For more than fifteen years, I have been the first point of contact.
The first face.

I am good at it, and I take pride in it.

I am the one people see when they walk through the door. The one whose voice they hear when they call. The one who knows the calendar better than the calendar knows itself. The one who quietly figures things out before anyone realizes there was a problem to solve in the first place.

The gatekeeper. The translator. The person who makes everything run smoothly.

Some days that means being visible. Other days it means disappearing just enough so the moment works. Anyone who has done this work understands that balance. It is not accidental. It is learned.

The Advantage and the Cost

There are real advantages to administrative and executive support roles. We shape the tone and the environment without skipping a beat. We notice what is off before it becomes an issue. We hold context. We read the room. That kind of influence is not loud. It is built over time, through consistency and trust.

It also comes with a quiet cost.

You learn to stand behind the curtain, making the magic work while someone else takes the stage.

You carry responsibility without authorship. You hold context that never fully belongs to you. You make decisions that ripple outward even when your name never appears on the final outcome. You are essential, with much of the impact happening quietly.

And still, I step back.

Not because I fail. Not because I burn out.

I step back because something became clear.

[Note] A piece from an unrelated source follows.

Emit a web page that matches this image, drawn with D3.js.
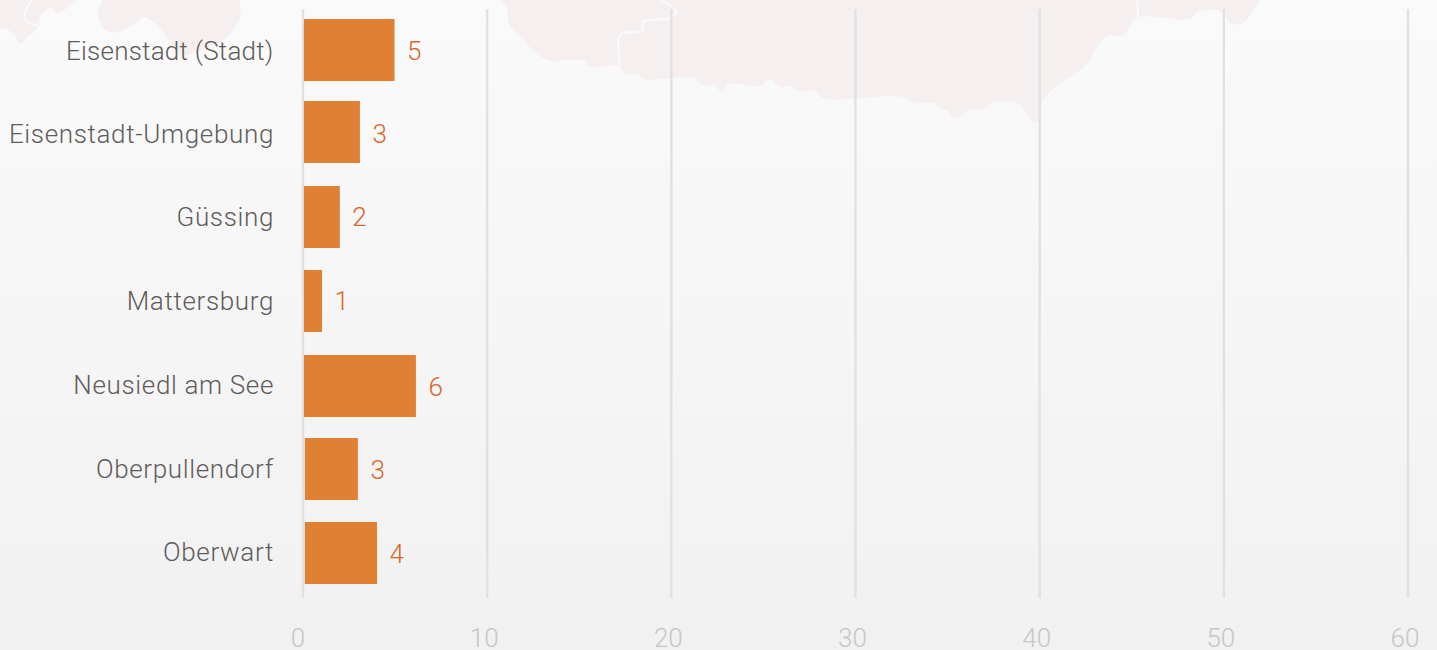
<!DOCTYPE html>
<html><head><meta charset="utf-8">
<script src="https://cdn.jsdelivr.net/npm/d3@7"></script>
<style>
html,body{margin:0;padding:0;overflow:hidden}
svg{display:block;font-family:Roboto,sans-serif;font-weight:300}
</style></head><body><svg id="c" width="1437" height="650"></svg>
<script>
const categories=["Eisenstadt (Stadt)","Eisenstadt-Umgebung","Güssing","Mattersburg","Neusiedl am See","Oberpullendorf","Oberwart"];
const values=[5,3,2,1,6,3,4];
const barStarts=[0.05,0.05,0.05,0.05,0.05,0.1,0.1];
const barEnds=[4.97,3.09,2,1.03,6.13,2.98,4.02];
const xTicks=[0,10,20,30,40,50,60];

// decorative backdrop outline (page-space geometry)
const mapMain=[[500,-5],[500,0],[507,8],[508,22],[523,40],[547,60],[583,60],[590,67],[618,66],[625,74],[638,74],[643,79],[693,78],[702,85],[715,85],[721,92],[728,84],[760,86],[770,79],[780,87],[792,86],[798,91],[815,91],[823,98],[850,99],[890,96],[905,98],[912,103],[933,103],[942,110],[947,110],[953,117],[960,117],[970,109],[982,109],[990,103],[1018,103],[1033,122],[1040,120],[1043,100],[1088,63],[1094,52],[1107,36],[1123,36],[1137,18],[1190,19],[1197,12],[1220,11],[1232,24],[1243,23],[1260,0],[1263,-5]];
const mapLeftA=[[0,28],[8,30],[15,35],[20,43],[30,35],[37,28],[40,17],[50,7],[58,13],[73,2],[78,-5],[0,-5]];
const mapLeftB=[[105,-5],[98,13],[105,30],[117,32],[137,22],[143,17],[157,25],[167,37],[180,55],[200,50],[227,37],[240,17],[239,-5]];
const boundaryA=[[620,65],[619,37],[623,33],[642,31],[643,22],[670,18],[676,12],[662,0]];
const boundaryB=[[1138,17],[1137,-2]];
const boundaryC=[[32,-1],[25,13],[27,22],[38,25]];

const svg=d3.select("#c");
const W=1437,H=650;
const defs=svg.append("defs");
const g=defs.append("linearGradient").attr("id","bg").attr("x1",0).attr("x2",0).attr("y1",0).attr("y2",1);
g.append("stop").attr("offset",0).attr("stop-color","#fafafa");
g.append("stop").attr("offset",1).attr("stop-color","#f1f1f1");
svg.append("rect").attr("width",W).attr("height",H).attr("fill","url(#bg)");

const ln=d3.line().curve(d3.curveCatmullRom.alpha(0.5));
[mapMain,mapLeftA,mapLeftB].forEach(p=>svg.append("path").attr("d",ln(p)+"Z").attr("fill","#f5f0ef"));
[boundaryA,boundaryB,boundaryC].forEach(b=>svg.append("path").attr("d",ln(b)).attr("fill","none").attr("stroke","#fafafa").attr("stroke-width",2));

const x=d3.scaleLinear().domain([0,60]).range([303,1408]);
const y=d3.scaleOrdinal().domain(categories).range([19,101,186,270,355,438,522]);
const labelY=d3.scaleOrdinal().domain(categories).range([60,143,226,310,394,478,561]);
const valueY=d3.scaleOrdinal().domain(categories).range([60,143,226,310,396,479,563]);
const barH=62;

// grid
svg.append("g").selectAll("line").data(xTicks).join("line")
 .attr("x1",d=>x(d)).attr("x2",d=>x(d)).attr("y1",9).attr("y2",598)
 .attr("stroke","#e1e1e1").attr("stroke-width",2.4);

svg.append("g").selectAll("text").data(xTicks).join("text")
 .attr("x",d=>x(d)-(d===0?5:3)).attr("y",647).attr("text-anchor","middle")
 .attr("font-size",26).attr("fill","#c6c6c6").text(d=>d);

svg.append("g").selectAll("rect").data(categories).join("rect")
 .attr("x",(d,i)=>x(barStarts[i])).attr("width",(d,i)=>x(barEnds[i])-x(barStarts[i]))
 .attr("y",d=>y(d)).attr("height",barH).attr("fill","#e08033");

svg.append("g").selectAll("text").data(categories).join("text")
 .attr("x",274).attr("y",d=>labelY(d)).attr("text-anchor","end")
 .attr("font-size",26).attr("letter-spacing",0.65).attr("fill","#605b59")
 .attr("textLength",d=>d.includes("(")?208:null).attr("lengthAdjust","spacing").text(d=>d);

svg.append("g").selectAll("text").data(categories).join("text")
 .attr("x",(d,i)=>x(barEnds[i])+12.5).attr("y",d=>valueY(d))
 .attr("font-size",26).attr("fill","#d9662a").text((d,i)=>values[i]);
</script></body></html>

Being the face does not have to be the only goal. It is simply the role I have been given.

A Different Choice

As I build my own business alongside my work, I have a choice. I can chase visibility. Build a personal brand. Show up everywhere. Say more. Share more. Explain myself more.

This seems to be the expectation.

But it does not feel like me.

So I choose differently.

I choose to be the person behind the curtain. Not because I lack courage, heart, or brains. But because I have learned where my power actually lives.

I choose to be the engine. The kind that makes room for people who were never meant to stand in the spotlight. I am the person who builds the frameworks, the systems, and the thinking that other people use.

Thinking shaped through iteration, refinement, and clarity. Thinking that comes from having lived the work, not just talking about it.

I create what others ultimately deliver.

They have the audience. They have the trust. They have the stage.

I am comfortable with that.

I hold the intellectual property.

Why This Works

That decision does not always look impressive from the outside. It is not flashy. It does not translate easily into sound bites. It is often misunderstood, even by people who benefit from it.

But it is intentional.

There is a philosophy behind this way of working. I built a framework around it. I do not name it here, because naming it is not the point. I talk about it selectively, in rooms where it belongs, with people who already recognize the pattern.

The point is simpler than all of that.

Some of us do our best work behind the curtain. Not hiding. Building. The wizard was never the source of the magic. Dorothy always had the power. She just needed to believe it.

Visibility is not the only path. Exposure is not the same as ownership.

And besides, there is no place like home.

This is what happens when PRONOIA shifts the winds and you realize it was never the wizard who held the power.